Verify a file yourself
Drop any file into the File Inspector and open the Hashes tab to see its SHA-256, SHA-1, and SHA-512 computed instantly in your browser via the Web Crypto API — nothing is uploaded. For a focused, side-by-side comparison against a published value, use the Checksum Calculator. Make the comparison a habit for anything you download and run, and you close one of the easiest doors an attacker has.
Frequently asked questions
What is a file hash?
A fixed-length fingerprint computed from a file’s contents.
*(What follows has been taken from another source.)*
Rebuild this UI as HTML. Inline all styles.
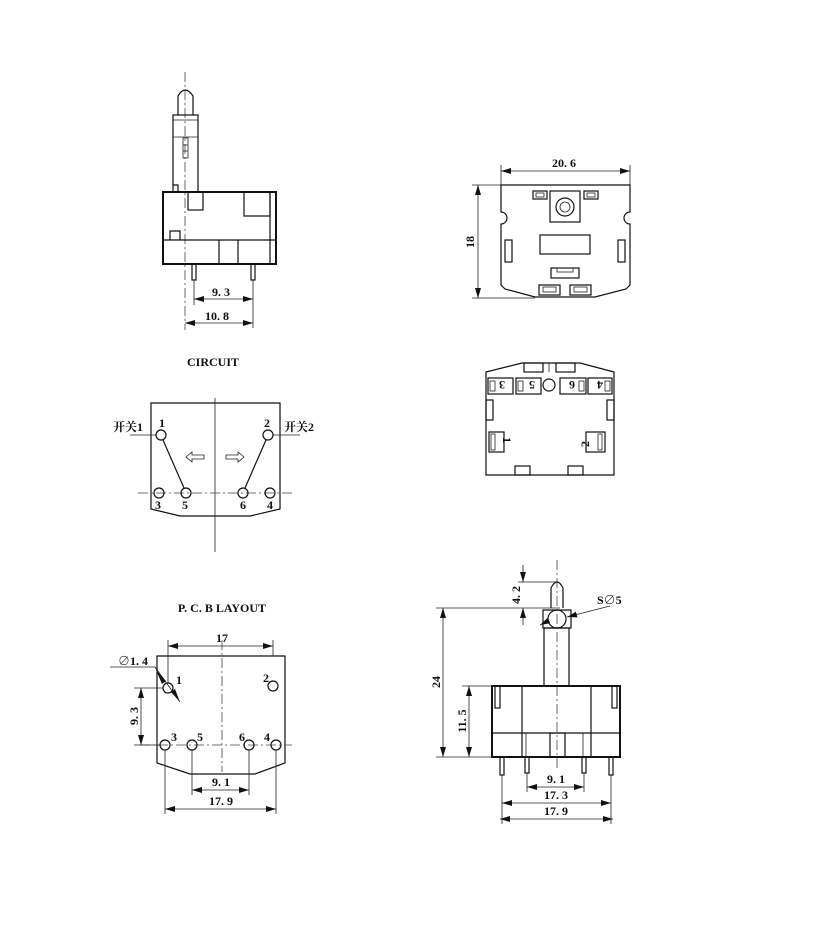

The same file always produces the same hash, and changing even one bit produces a completely different hash, so it acts as a unique identifier for that exact data.
Is hashing the same as encryption?
No. Encryption is reversible with a key; hashing is one-way with no key and no way back. A hash proves integrity and identity, but it cannot be decoded to recover the original file.
Why are MD5 and SHA-1 considered broken?
Researchers can deliberately construct two different files with the same MD5 or SHA-1 hash (a collision), so those algorithms can no longer prove a file is authentic against a determined attacker. Use SHA-256 or stronger for security.
How do I verify a download with a checksum?
Compute the file’s SHA-256 and compare it character-for-character to the value the publisher posted. If they match, the file is byte-for-byte identical to the original; if not, it was corrupted or tampered with.